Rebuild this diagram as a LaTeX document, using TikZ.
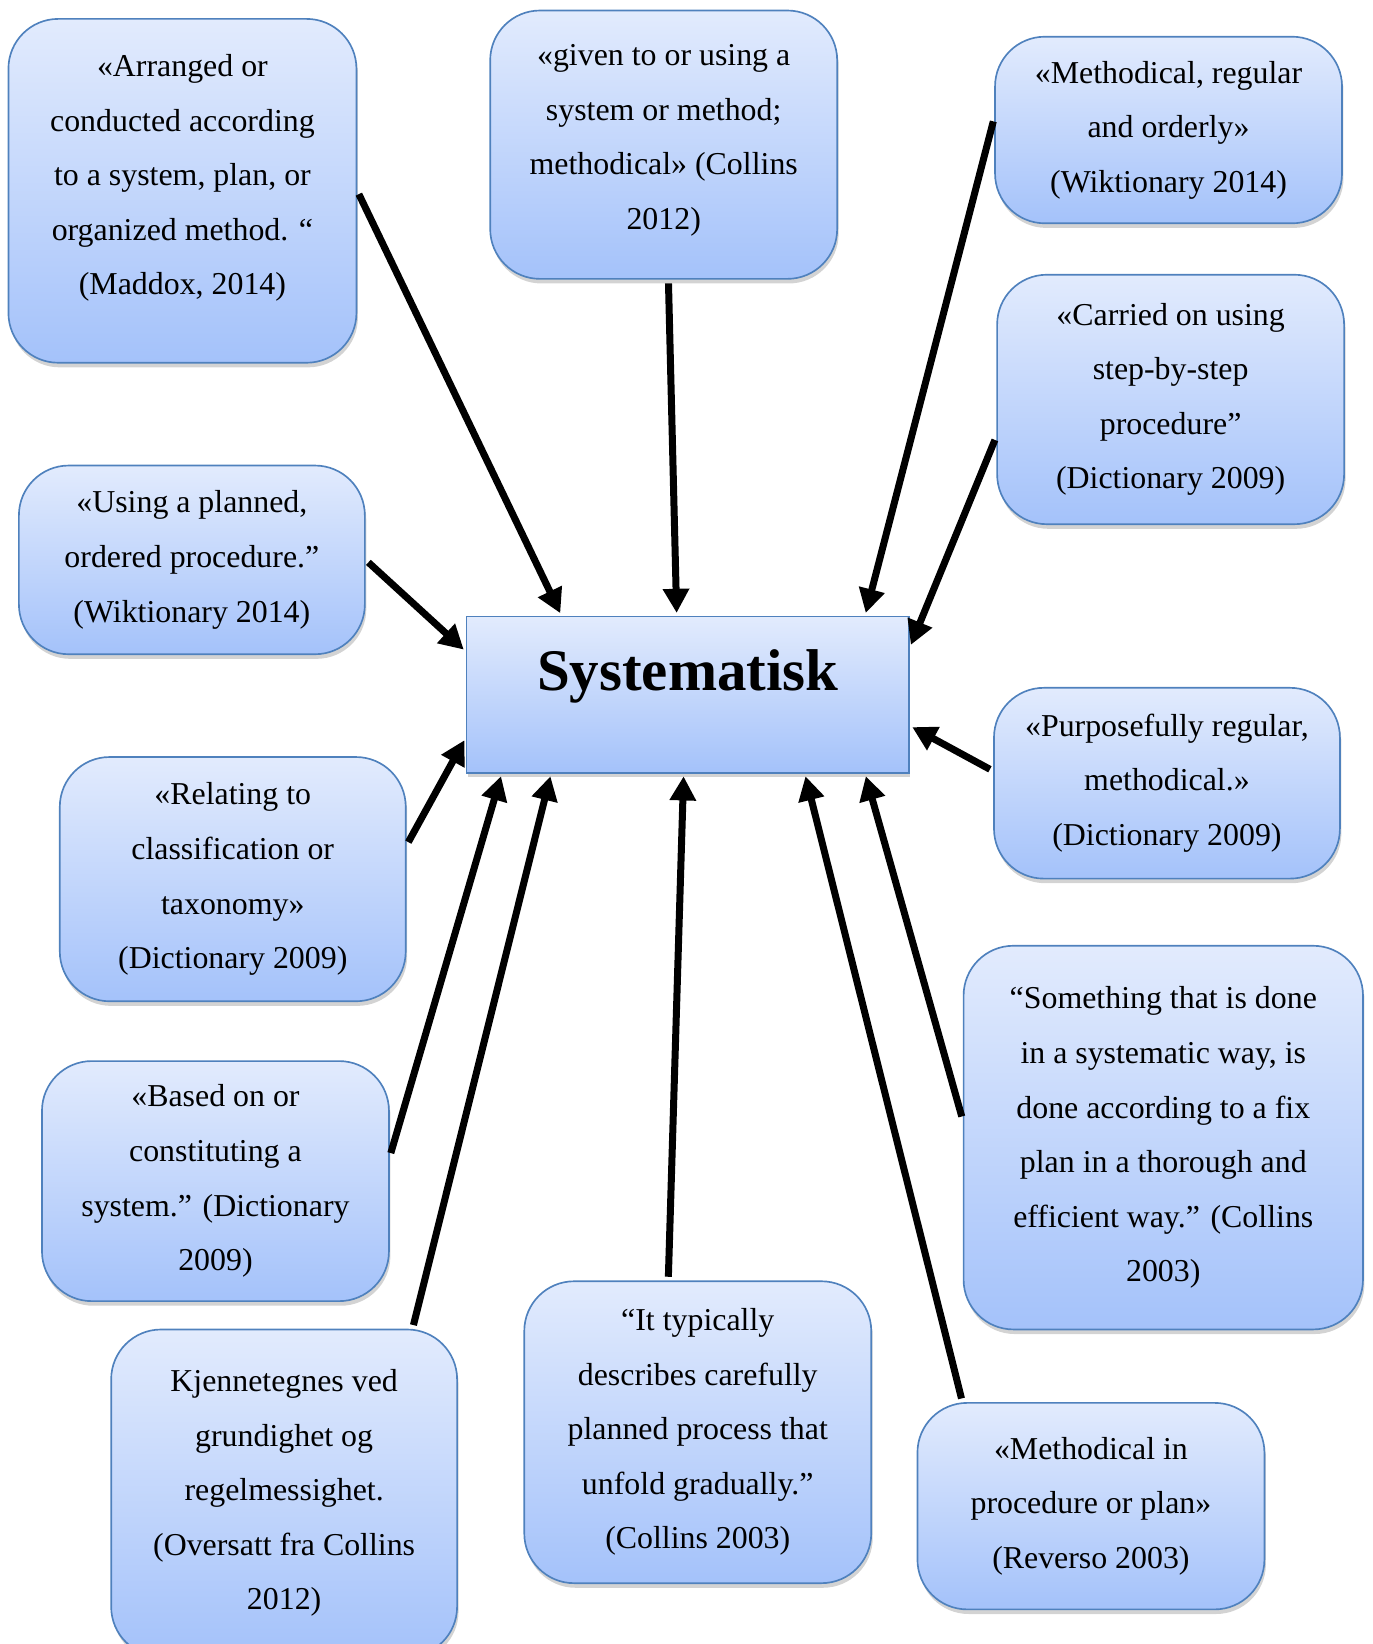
\documentclass[tikz,border=0pt]{standalone}
\usepackage{fontspec}
\setmainfont{Liberation Serif}
\usetikzlibrary{arrows.meta,shadows}
\definecolor{boxtop}{RGB}{226,235,253}
\definecolor{boxbot}{RGB}{164,194,250}
\definecolor{boxline}{RGB}{79,129,189}
\begin{document}
\begin{tikzpicture}[x=0.02cm, y=-0.02cm,
	defbox/.style={draw=boxline, line width=0.9pt, rounded corners=0.95cm, top color=boxtop, bottom color=boxbot,
		align=center, inner sep=0pt, font=\fontsize{17.3}{29.6}\selectfont,
		drop shadow={shadow xshift=0.8pt, shadow yshift=-2.5pt, opacity=0.35}},
	arr/.style={line width=3.8pt, shorten <=2pt, shorten >=1.5pt, -{Triangle[length=0.46cm, width=0.48cm]}}]
	\path[use as bounding box] (0,0) rectangle (1309,1568);
	\clip (0,0) rectangle (1309,1568);
	\node[defbox, rounded corners=0pt, minimum width=8.44cm, minimum height=2.98cm, text depth=27pt,
		font=\fontsize{32}{38}\selectfont\bfseries] (syst) at (656,662.5) {Systematisk};
	\node[defbox, minimum width=6.64cm, minimum height=6.56cm, text depth=17.5pt] (arranged) at (174,182)
		{«Arranged or\\conducted according\\to a system, plan, or\\organized method. “\\(Maddox, 2014)};
	\node[defbox, minimum width=6.62cm, minimum height=5.12cm, text depth=8.5pt] (given) at (633,138)
		{«given to or using a\\system or method;\\methodical» (Collins\\2012)};
	\node[defbox, minimum width=6.62cm, minimum height=3.56cm] (orderly) at (1114.5,124)
		{«Methodical, regular\\and orderly»\\(Wiktionary 2014)};
	\node[defbox, minimum width=6.62cm, minimum height=4.76cm] (stepwise) at (1116.5,381)
		{«Carried on using\\step-by-step\\procedure”\\(Dictionary 2009)};
	\node[defbox, minimum width=6.6cm, minimum height=3.6cm] (planned) at (183,534)
		{«Using a planned,\\ordered procedure.”\\(Wiktionary 2014)};
	\node[defbox, minimum width=6.6cm, minimum height=3.64cm] (purpose) at (1113,747)
		{«Purposefully regular,\\methodical.»\\(Dictionary 2009)};
	\node[defbox, minimum width=6.6cm, minimum height=4.66cm] (taxonomy) at (222,838.5)
		{«Relating to\\classification or\\taxonomy»\\(Dictionary 2009)};
	\node[defbox, minimum width=7.62cm, minimum height=7.32cm] (thorough) at (1109.5,1085)
		{“Something that is done\\in a systematic way, is\\done according to a fix\\plan in a thorough and\\efficient way.” (Collins\\2003)};
	\node[defbox, minimum width=6.62cm, minimum height=4.58cm] (based) at (205.5,1126.5)
		{«Based on or\\constituting a\\system.” (Dictionary\\2009)};
	\node[defbox, minimum width=6.6cm, minimum height=6.24cm] (kjenne) at (271,1424)
		{Kjennetegnes ved\\grundighet og\\regelmessighet.\\(Oversatt fra Collins\\2012)};
	\node[defbox, minimum width=6.62cm, minimum height=5.76cm] (gradual) at (665.5,1366)
		{“It typically\\describes carefully\\planned process that\\unfold gradually.”\\(Collins 2003)};
	\node[defbox, minimum width=6.62cm, minimum height=3.94cm] (reverso) at (1040.5,1436.5)
		{«Methodical in\\procedure or plan»\\(Reverso 2003)};
	\draw[arr] (arranged.east) -- (syst.148);
	\draw[arr] (given.272) -- (syst.98);
	\draw[arr] (orderly.176) -- (syst.24);
	\draw[arr] (stepwise.192) -- (syst.12);
	\draw[arr] (planned.east) -- (syst.169);
	\draw[arr] (purpose.176) -- (syst.352);
	\draw[arr] (taxonomy.11) -- (syst.191);
	\draw[arr] (based.8) -- (syst.203);
	\draw[arr] (kjenne.52) -- (syst.210);
	\draw[arr] (gradual.101) -- (syst.267);
	\draw[arr] (reverso.141) -- (syst.326);
	\draw[arr] (thorough.175) -- (syst.336);
\end{tikzpicture}
\end{document}
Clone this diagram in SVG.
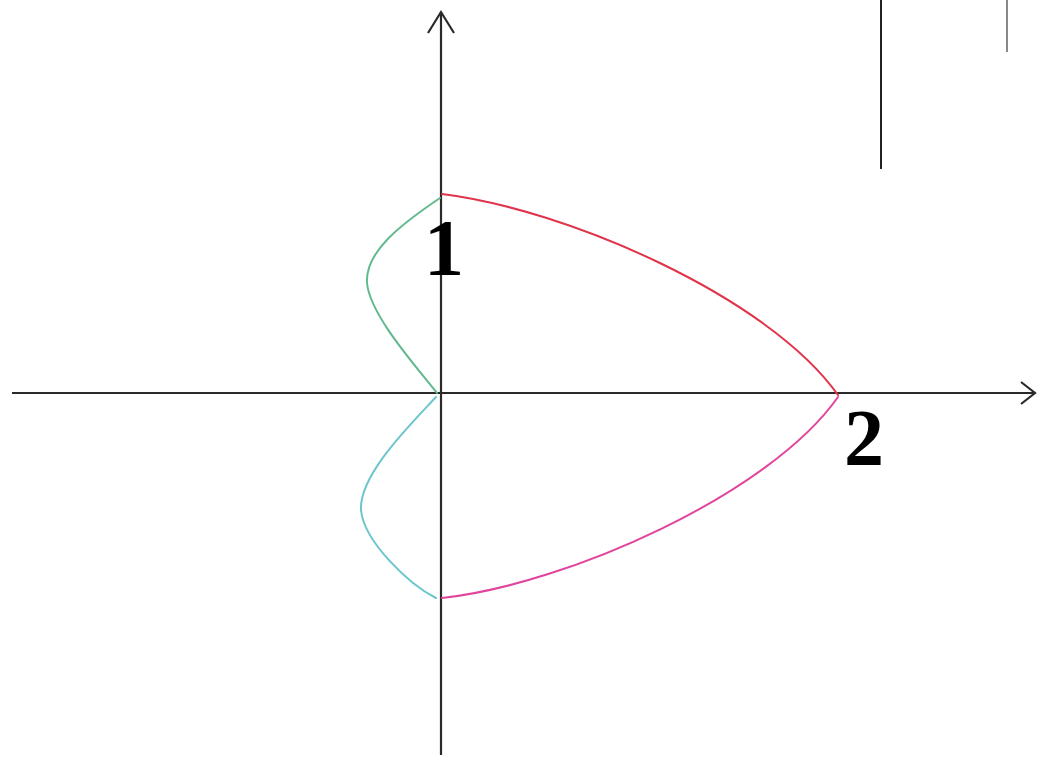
<svg xmlns="http://www.w3.org/2000/svg" width="1039" height="760" viewBox="0 0 1039 760">
<style>
.axis{stroke:#2a2a2a;stroke-width:2.2;fill:none}
.curve{fill:none;stroke-width:2;stroke-linecap:round}
.lbl{font-family:"Liberation Serif","Times New Roman",serif;font-size:80px;font-weight:bold;fill:#000;text-anchor:middle}
</style>
<rect width="1039" height="760" fill="#fff"/>
<g id="axes">
<line class="axis" x1="12" y1="393" x2="1035" y2="393"/>
<polyline class="axis" points="1021,382 1035,393 1021,404"/>
<line class="axis" x1="441" y1="12" x2="441" y2="755"/>
<polyline class="axis" points="428,33 441,12 454,33"/>
</g>
<g id="marks">
<line x1="881" y1="0" x2="881" y2="169" stroke="#222" stroke-width="2"/>
<line x1="1007" y1="0" x2="1007" y2="52" stroke="#888" stroke-width="2"/>
</g>
<g id="connectors">
<path id="red" class="curve" stroke="#e0344a" d="M442,194 C565,209 768,296 838,395"/>
<path id="pink" class="curve" stroke="#e0449c" d="M442,598 C568,584 770,494 838,397"/>
<path id="green" class="curve" stroke="#62b98e" d="M440,198 C400,225 365,252 367,283 C370,315 415,365 437,393"/>
<path id="cyan" class="curve" stroke="#6cc6cc" d="M436,397 C410,425 359,475 361,510 C364,542 410,585 436,598"/>
</g>
<g id="label-1"><text class="lbl" x="444" y="275">1</text></g>
<g id="label-2"><text class="lbl" x="864" y="465">2</text></g>
</svg>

==================================================

AIM OF THE TASK -
Every record above should be written out again without change, except that the pictures are left out.

OUTPUT FOR THIS EXERCISE -
Rebuild this diagram as a LaTeX document, using TikZ.
\documentclass[tikz,border=0pt]{standalone}
\usepackage{fontspec}
\setmainfont{Liberation Serif}
\usetikzlibrary{arrows.meta,shadows}
\definecolor{boxtop}{RGB}{226,235,253}
\definecolor{boxbot}{RGB}{164,194,250}
\definecolor{boxline}{RGB}{79,129,189}
\begin{document}
\begin{tikzpicture}[x=0.02cm, y=-0.02cm,
	defbox/.style={draw=boxline, line width=0.9pt, rounded corners=0.95cm, top color=boxtop, bottom color=boxbot,
		align=center, inner sep=0pt, font=\fontsize{17.3}{29.6}\selectfont,
		drop shadow={shadow xshift=0.8pt, shadow yshift=-2.5pt, opacity=0.35}},
	arr/.style={line width=3.8pt, shorten <=2pt, shorten >=1.5pt, -{Triangle[length=0.46cm, width=0.48cm]}}]
	\path[use as bounding box] (0,0) rectangle (1309,1568);
	\clip (0,0) rectangle (1309,1568);
	\node[defbox, rounded corners=0pt, minimum width=8.44cm, minimum height=2.98cm, text depth=27pt,
		font=\fontsize{32}{38}\selectfont\bfseries] (syst) at (656,662.5) {Systematisk};
	\node[defbox, minimum width=6.64cm, minimum height=6.56cm, text depth=17.5pt] (arranged) at (174,182)
		{«Arranged or\\conducted according\\to a system, plan, or\\organized method. “\\(Maddox, 2014)};
	\node[defbox, minimum width=6.62cm, minimum height=5.12cm, text depth=8.5pt] (given) at (633,138)
		{«given to or using a\\system or method;\\methodical» (Collins\\2012)};
	\node[defbox, minimum width=6.62cm, minimum height=3.56cm] (orderly) at (1114.5,124)
		{«Methodical, regular\\and orderly»\\(Wiktionary 2014)};
	\node[defbox, minimum width=6.62cm, minimum height=4.76cm] (stepwise) at (1116.5,381)
		{«Carried on using\\step-by-step\\procedure”\\(Dictionary 2009)};
	\node[defbox, minimum width=6.6cm, minimum height=3.6cm] (planned) at (183,534)
		{«Using a planned,\\ordered procedure.”\\(Wiktionary 2014)};
	\node[defbox, minimum width=6.6cm, minimum height=3.64cm] (purpose) at (1113,747)
		{«Purposefully regular,\\methodical.»\\(Dictionary 2009)};
	\node[defbox, minimum width=6.6cm, minimum height=4.66cm] (taxonomy) at (222,838.5)
		{«Relating to\\classification or\\taxonomy»\\(Dictionary 2009)};
	\node[defbox, minimum width=7.62cm, minimum height=7.32cm] (thorough) at (1109.5,1085)
		{“Something that is done\\in a systematic way, is\\done according to a fix\\plan in a thorough and\\efficient way.” (Collins\\2003)};
	\node[defbox, minimum width=6.62cm, minimum height=4.58cm] (based) at (205.5,1126.5)
		{«Based on or\\constituting a\\system.” (Dictionary\\2009)};
	\node[defbox, minimum width=6.6cm, minimum height=6.24cm] (kjenne) at (271,1424)
		{Kjennetegnes ved\\grundighet og\\regelmessighet.\\(Oversatt fra Collins\\2012)};
	\node[defbox, minimum width=6.62cm, minimum height=5.76cm] (gradual) at (665.5,1366)
		{“It typically\\describes carefully\\planned process that\\unfold gradually.”\\(Collins 2003)};
	\node[defbox, minimum width=6.62cm, minimum height=3.94cm] (reverso) at (1040.5,1436.5)
		{«Methodical in\\procedure or plan»\\(Reverso 2003)};
	\draw[arr] (arranged.east) -- (syst.148);
	\draw[arr] (given.272) -- (syst.98);
	\draw[arr] (orderly.176) -- (syst.24);
	\draw[arr] (stepwise.192) -- (syst.12);
	\draw[arr] (planned.east) -- (syst.169);
	\draw[arr] (purpose.176) -- (syst.352);
	\draw[arr] (taxonomy.11) -- (syst.191);
	\draw[arr] (based.8) -- (syst.203);
	\draw[arr] (kjenne.52) -- (syst.210);
	\draw[arr] (gradual.101) -- (syst.267);
	\draw[arr] (reverso.141) -- (syst.326);
	\draw[arr] (thorough.175) -- (syst.336);
\end{tikzpicture}
\end{document}
Clone this diagram in SVG.
<svg xmlns="http://www.w3.org/2000/svg" width="1039" height="760" viewBox="0 0 1039 760">
<style>
.axis{stroke:#2a2a2a;stroke-width:2.2;fill:none}
.curve{fill:none;stroke-width:2;stroke-linecap:round}
.lbl{font-family:"Liberation Serif","Times New Roman",serif;font-size:80px;font-weight:bold;fill:#000;text-anchor:middle}
</style>
<rect width="1039" height="760" fill="#fff"/>
<g id="axes">
<line class="axis" x1="12" y1="393" x2="1035" y2="393"/>
<polyline class="axis" points="1021,382 1035,393 1021,404"/>
<line class="axis" x1="441" y1="12" x2="441" y2="755"/>
<polyline class="axis" points="428,33 441,12 454,33"/>
</g>
<g id="marks">
<line x1="881" y1="0" x2="881" y2="169" stroke="#222" stroke-width="2"/>
<line x1="1007" y1="0" x2="1007" y2="52" stroke="#888" stroke-width="2"/>
</g>
<g id="connectors">
<path id="red" class="curve" stroke="#e0344a" d="M442,194 C565,209 768,296 838,395"/>
<path id="pink" class="curve" stroke="#e0449c" d="M442,598 C568,584 770,494 838,397"/>
<path id="green" class="curve" stroke="#62b98e" d="M440,198 C400,225 365,252 367,283 C370,315 415,365 437,393"/>
<path id="cyan" class="curve" stroke="#6cc6cc" d="M436,397 C410,425 359,475 361,510 C364,542 410,585 436,598"/>
</g>
<g id="label-1"><text class="lbl" x="444" y="275">1</text></g>
<g id="label-2"><text class="lbl" x="864" y="465">2</text></g>
</svg>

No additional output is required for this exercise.